# [Problem to solve]
Extract every line below that contains the word "this".

* START Provided data *

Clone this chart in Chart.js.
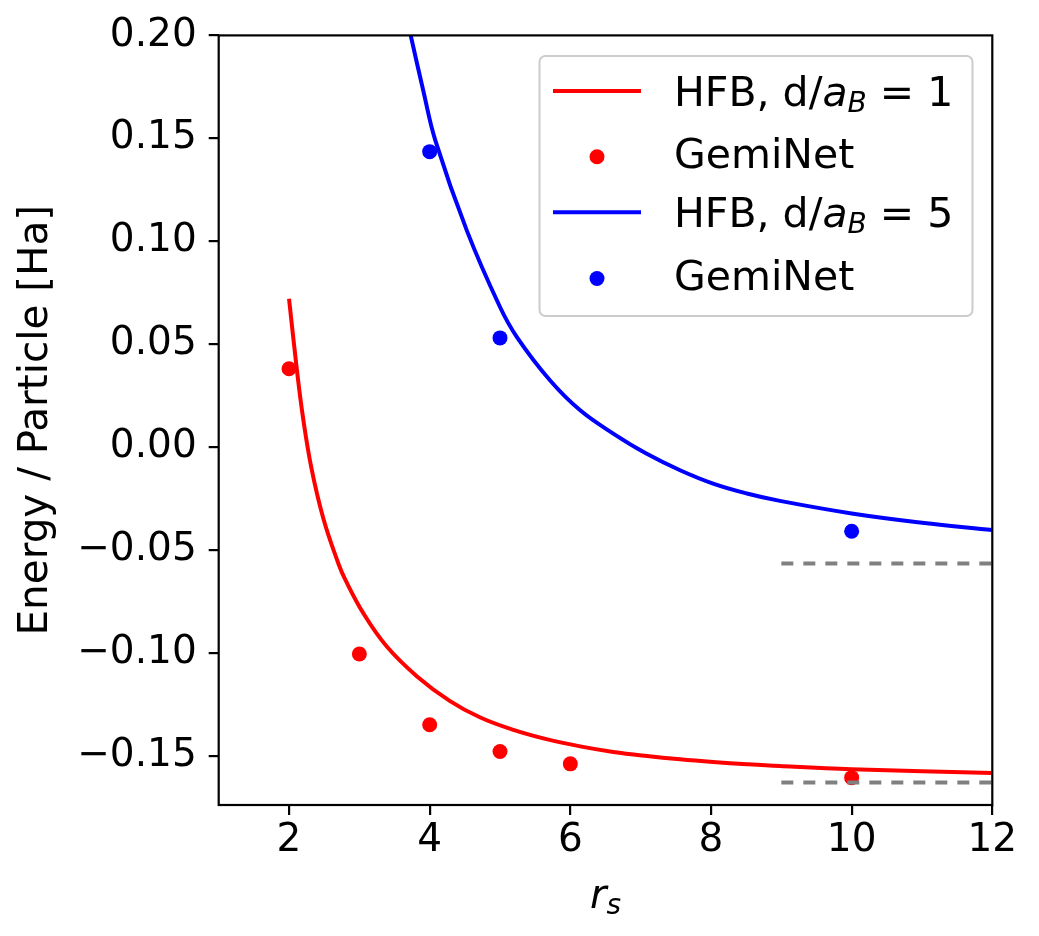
<!DOCTYPE html>
<html>
<head>
<meta charset="utf-8">
<script src="https://cdn.jsdelivr.net/npm/chart.js@4.4.0/dist/chart.umd.min.js"></script>
<style>
  html, body { margin: 0; padding: 0; background: #fff; }
  #wrap { position: relative; width: 1039px; height: 936px; }
</style>
</head>
<body>
<div id="wrap"><canvas id="energyChart"></canvas></div>
<script>
// GemiNet points
var rsD1 = [2, 3, 4, 5, 6, 10];
var gemiD1 = [0.038, -0.1006, -0.135, -0.148, -0.154, -0.1607];
var rsD5 = [4, 5, 10];
var gemiD5 = [0.1435, 0.053, -0.041];

// HFB curves
var hfbD1X = [2.0, 2.11, 2.20, 2.32, 2.49, 2.70, 2.80, 3.06, 3.39, 3.82, 4.29, 4.72, 5.19, 5.66, 6.14, 6.61, 7.09, 7.56, 8.03, 8.51, 8.98, 10, 12];
var hfbD1Y = [0.072, 0.038, 0.014, -0.0105, -0.035, -0.0565, -0.0645, -0.081, -0.097, -0.1115, -0.1235, -0.1315, -0.1375, -0.1420, -0.1455, -0.1482, -0.1502, -0.1518, -0.1531, -0.1542, -0.1551, -0.1566, -0.1585];
var hfbD5X = [3.73, 3.91, 4.08, 4.53, 5.0, 5.24, 5.71, 6.14, 6.61, 7.08, 7.56, 8.03, 8.51, 8.98, 10, 11, 12];
var hfbD5Y = [0.200, 0.173, 0.149, 0.105, 0.068, 0.0534, 0.0324, 0.0178, 0.0065, -0.0032, -0.0113, -0.0178, -0.0226, -0.0262, -0.0323, -0.0368, -0.0404];

// grey dashed reference levels, drawn from rs = 9 to 12
var refX = [9, 12];
var refLevels = [-0.0566, -0.1631];

var xTicks = [2, 4, 6, 8, 10, 12];
var yTicks = [-0.15, -0.10, -0.05, 0.00, 0.05, 0.10, 0.15, 0.20];

var FONT = '"DejaVu Sans", "Noto Sans", sans-serif';

function toPoints(xs, ys) {
  return xs.map(function(x, i) { return { x: x, y: ys[i] }; });
}

// split "a_B" into italic a + subscript italic B
function richParts(label) {
  var parts = [];
  label.split(/(a_B)/).forEach(function(p) {
    if (p === 'a_B') {
      parts.push({ t: 'a', font: 'italic 41px ' + FONT, dy: 0 });
      parts.push({ t: 'B', font: 'italic 28px ' + FONT, dy: 6 });
    } else if (p) {
      parts.push({ t: p, font: '41px ' + FONT, dy: 0 });
    }
  });
  return parts;
}

function drawParts(ctx, parts, x, base) {
  parts.forEach(function(p) {
    ctx.font = p.font;
    ctx.fillText(p.t, x, base + p.dy);
    x += ctx.measureText(p.t).width;
  });
  return x;
}

var datasets = [
  {
    label: 'HFB, d/a_B = 1', inLegend: true, showLine: true,
    data: toPoints(hfbD1X, hfbD1Y),
    borderColor: '#ff0000', borderWidth: 4, pointRadius: 0,
    tension: 0.4, order: 1
  },
  {
    label: 'GemiNet', inLegend: true, showLine: false,
    data: toPoints(rsD1, gemiD1),
    pointRadius: 7.5, pointBackgroundColor: '#ff0000', pointBorderWidth: 0,
    backgroundColor: '#ff0000', order: 2
  },
  {
    label: 'HFB, d/a_B = 5', inLegend: true, showLine: true,
    data: toPoints(hfbD5X, hfbD5Y),
    borderColor: '#0000ff', borderWidth: 4, pointRadius: 0,
    tension: 0.4, order: 1
  },
  {
    label: 'GemiNet', inLegend: true, showLine: false,
    data: toPoints(rsD5, gemiD5),
    pointRadius: 7.5, pointBackgroundColor: '#0000ff', pointBorderWidth: 0,
    backgroundColor: '#0000ff', order: 2
  }
];

refLevels.forEach(function(lv) {
  datasets.push({
    label: 'ref', inLegend: false, showLine: true,
    data: toPoints(refX, [lv, lv]),
    borderColor: '#808080', borderWidth: 4, borderDash: [12, 10],
    pointRadius: 0, order: 0
  });
});

// frame, x label and legend
var extras = {
  id: 'extras',
  afterDraw: function(chart) {
    var ctx = chart.ctx, a = chart.chartArea;
    ctx.save();
    ctx.strokeStyle = '#000';
    ctx.lineWidth = 2.2;
    ctx.strokeRect(a.left, a.top, a.right - a.left, a.bottom - a.top);

    // x label: r_s
    ctx.fillStyle = '#000';
    ctx.textBaseline = 'alphabetic';
    ctx.textAlign = 'left';
    var cx = (a.left + a.right) / 2;
    ctx.font = 'italic 40px ' + FONT;
    var wr = ctx.measureText('r').width;
    ctx.font = 'italic 28px ' + FONT;
    var ws = ctx.measureText('s').width;
    var x0 = cx - (wr + ws) / 2;
    ctx.font = 'italic 40px ' + FONT;
    ctx.fillText('r', x0, 908);
    ctx.font = 'italic 28px ' + FONT;
    ctx.fillText('s', x0 + wr, 914);

    // legend
    var bx = 539.5, by = 56, bw = 433, bh = 260;
    ctx.beginPath();
    ctx.roundRect(bx, by, bw, bh, 6);
    ctx.fillStyle = 'rgba(255,255,255,0.8)';
    ctx.fill();
    ctx.strokeStyle = '#cccccc';
    ctx.lineWidth = 2;
    ctx.stroke();

    var rows = [105.5, 168.3, 226.7, 290];
    var items = chart.data.datasets.filter(function(d) { return d.inLegend; });
    items.forEach(function(ds, i) {
      var base = rows[i];
      if (ds.showLine) {
        ctx.beginPath();
        ctx.moveTo(553, base - 14.5);
        ctx.lineTo(641, base - 14.5);
        ctx.strokeStyle = ds.borderColor;
        ctx.lineWidth = 4;
        ctx.stroke();
      } else {
        ctx.beginPath();
        ctx.arc(597, base - 11.5, 7.5, 0, Math.PI * 2);
        ctx.fillStyle = ds.pointBackgroundColor;
        ctx.fill();
      }
      ctx.fillStyle = '#000';
      drawParts(ctx, richParts(ds.label), 674, base);
    });
    ctx.restore();
  }
};

var ctx = document.getElementById('energyChart').getContext('2d');
var energyChart = new Chart(ctx, {
  type: 'scatter',
  data: { datasets: datasets },
  plugins: [extras],
  options: {
    responsive: true,
    maintainAspectRatio: false,
    animation: false,
    events: [],
    layout: { padding: { left: 0, top: 34.7, right: 46.7, bottom: 0 } },
    plugins: { legend: { display: false }, tooltip: { enabled: false } },
    scales: {
      x: {
        type: 'linear', min: 1, max: 12,
        afterBuildTicks: function(scale) {
          scale.ticks = xTicks.map(function(v) { return { value: v }; });
        },
        afterFit: function(scale) { scale.height = 131; },
        border: { display: false },
        grid: { drawOnChartArea: false, drawTicks: true, tickLength: 10, lineWidth: 2.2, tickWidth: 2.2, tickColor: '#000' },
        ticks: {
          color: '#000', padding: 2, maxRotation: 0,
          font: { family: FONT, size: 39 },
          callback: function(v) { return String(v); }
        }
      },
      y: {
        type: 'linear', min: -0.174, max: 0.2,
        afterBuildTicks: function(scale) {
          scale.ticks = yTicks.map(function(v) { return { value: v }; });
        },
        afterFit: function(scale) { scale.width = 218.7; },
        border: { display: false },
        grid: { drawOnChartArea: false, drawTicks: true, tickLength: 10, lineWidth: 2.2, tickWidth: 2.2, tickColor: '#000' },
        ticks: {
          color: '#000', padding: 12,
          font: { family: FONT, size: 39 },
          callback: function(v) { return v.toFixed(2).replace('-', '\u2212'); }
        },
        title: {
          display: true, text: 'Energy / Particle [Ha]', color: '#000',
          font: { family: FONT, size: 40.5 },
          padding: { top: 12, bottom: 0 }
        }
      }
    }
  }
});
</script>
</body>
</html>
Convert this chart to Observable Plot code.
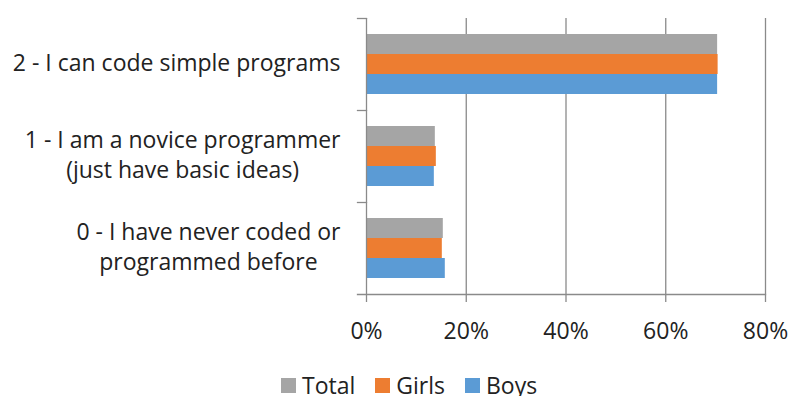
<!DOCTYPE html>
<html>
<head>
<meta charset="utf-8">
<script src="https://cdn.jsdelivr.net/npm/d3@7"></script>
<script src="https://cdn.jsdelivr.net/npm/@observablehq/plot@0.6"></script>
<style>
  body { margin: 0; background: #fff; font-family: "Open Sans", sans-serif; }
  #legend { height: 24px; padding-top: 9px; display: flex; align-items: center; padding-left: 281px; font-size: 23px; color: #222; }
  .item { display: flex; align-items: center; margin-right: 20px; }
  .sw { width: 15px; height: 15px; margin-right: 6px; }
</style>
</head>
<body>
<div id="chart"></div>
<div id="legend"></div>
<script>
const categories = [
  "2 - I can code simple programs",
  "1 - I am a novice programmer\n(just have basic ideas)",
  "0 - I have never coded or\nprogrammed before"
];
const series = ["Total", "Girls", "Boys"];
const totalValues = [0.704, 0.138, 0.154];
const girlsValues = [0.705, 0.140, 0.152];
const boysValues = [0.704, 0.136, 0.158];
const colors = ["#A5A5A5", "#ED7D31", "#5B9BD5"];
const xTicks = [0, 0.2, 0.4, 0.6, 0.8];

const seriesValues = [totalValues, girlsValues, boysValues];
const rows = [];
categories.forEach((c, i) => series.forEach((s, j) => rows.push({category: c, series: s, value: seriesValues[j][i]})));

const axisColor = "#8a8a8a";
const chart = Plot.plot({
  width: 790, height: 364,
  marginLeft: 366, marginRight: 25, marginTop: 17, marginBottom: 70,
  style: {fontFamily: "Open Sans", fontSize: "23px", color: "#222", background: "white"},
  x: {domain: [0, 0.8], ticks: xTicks, tickFormat: d3.format(".0%")},
  y: {domain: series, paddingInner: 0, paddingOuter: 0.75, axis: null},
  fy: {domain: categories, padding: 0},
  color: {domain: series, range: colors},
  marks: [
    Plot.gridX(xTicks.slice(1), {stroke: axisColor, strokeOpacity: 1, strokeWidth: 1.3}),
    Plot.barX(rows, {x: "value", y: "series", fy: "category", fill: "series"}),
    Plot.ruleX([0], {stroke: axisColor, strokeWidth: 1.3}),
    Plot.frame({anchor: "top", insetLeft: -9, insetRight: 399, stroke: axisColor, strokeWidth: 1.3}),
    Plot.frame({anchor: "bottom", insetLeft: -9, facetAnchor: "bottom", stroke: axisColor, strokeWidth: 1.3}),
    Plot.axisX({ticks: xTicks, tickFormat: d3.format(".0%"), tickSize: 8, tickPadding: 20, stroke: axisColor, strokeWidth: 1.3, fontSize: 23, label: null}),
    Plot.axisFy({anchor: "left", tickSize: 0, tickPadding: 26, lineHeight: 1.3, dy: -3, fontSize: 23, label: null})
  ]
});
document.getElementById("chart").append(chart);

// center the lines of each multi-line category label against each other
chart.querySelectorAll('g[aria-label="fy-axis tick label"] text').forEach(t => {
  const spans = t.querySelectorAll("tspan");
  if (spans.length) {
    const w = Math.max(...Array.from(spans, s => s.getComputedTextLength()));
    t.setAttribute("text-anchor", "middle");
    spans.forEach(s => s.setAttribute("x", -w / 2));
  }
});

const legend = document.getElementById("legend");
series.forEach((s, i) => {
  const item = document.createElement("div");
  item.className = "item";
  item.innerHTML = `<div class="sw" style="background:${colors[i]}"></div><span>${s}</span>`;
  legend.append(item);
});
</script>
</body>
</html>
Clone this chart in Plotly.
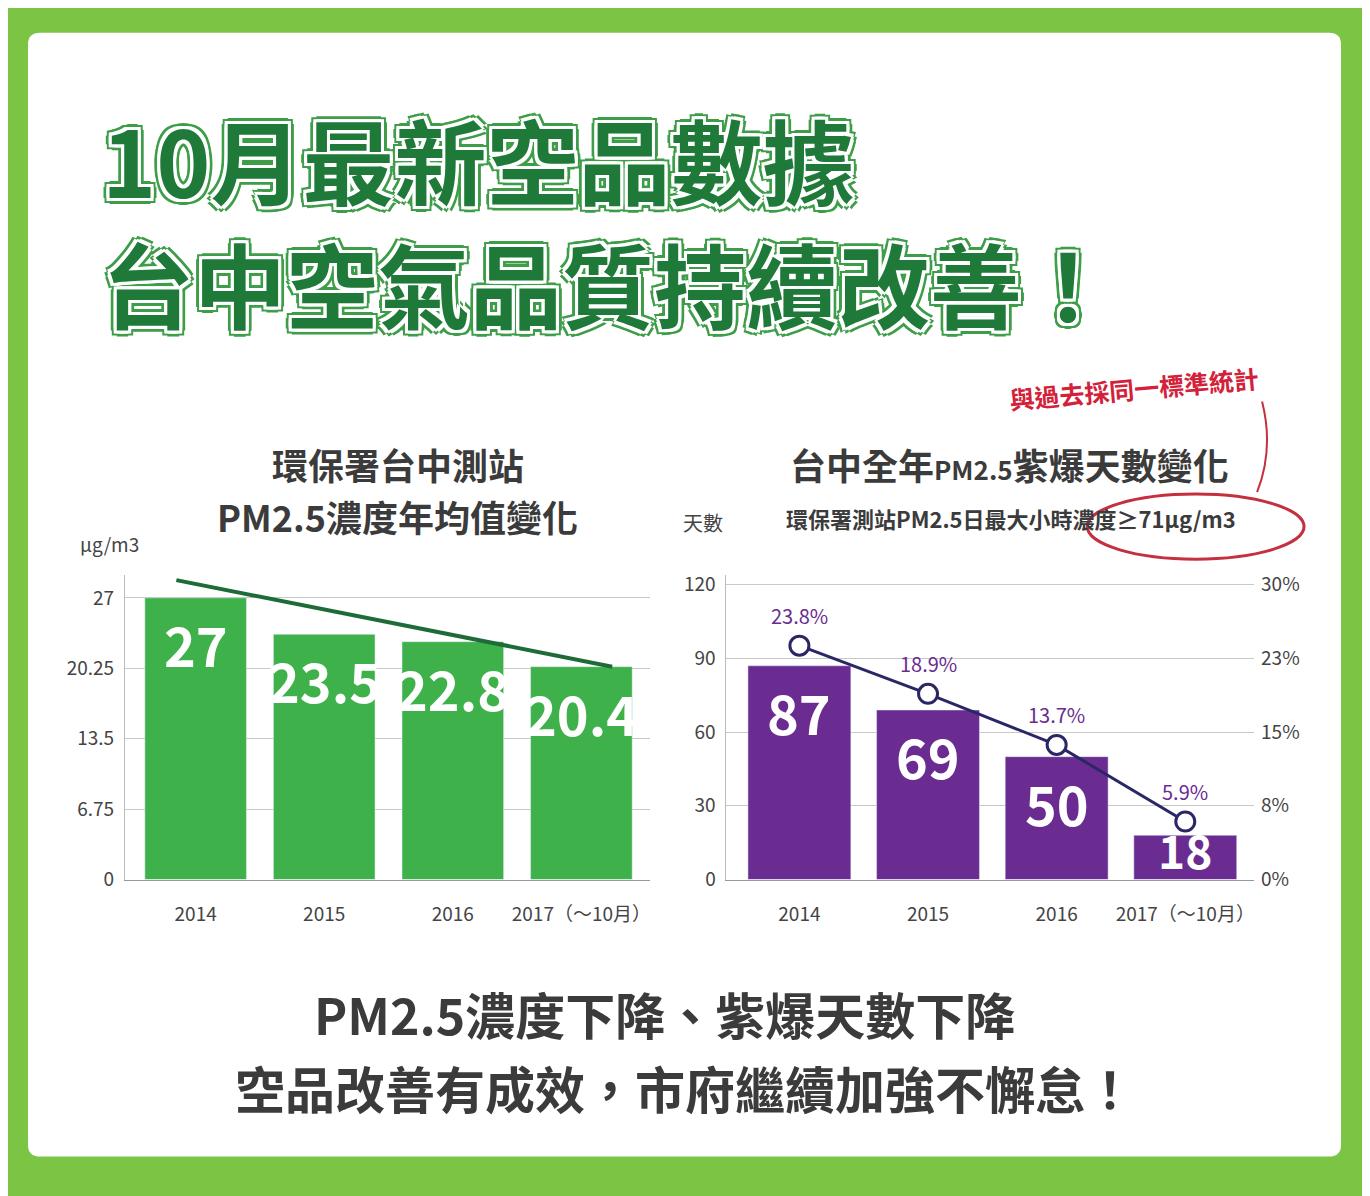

* END Provided data *

# [Task response]
Clone this chart in Chart.js.
Convert this chart to Observable Plot code.
Clone this chart in Plotly.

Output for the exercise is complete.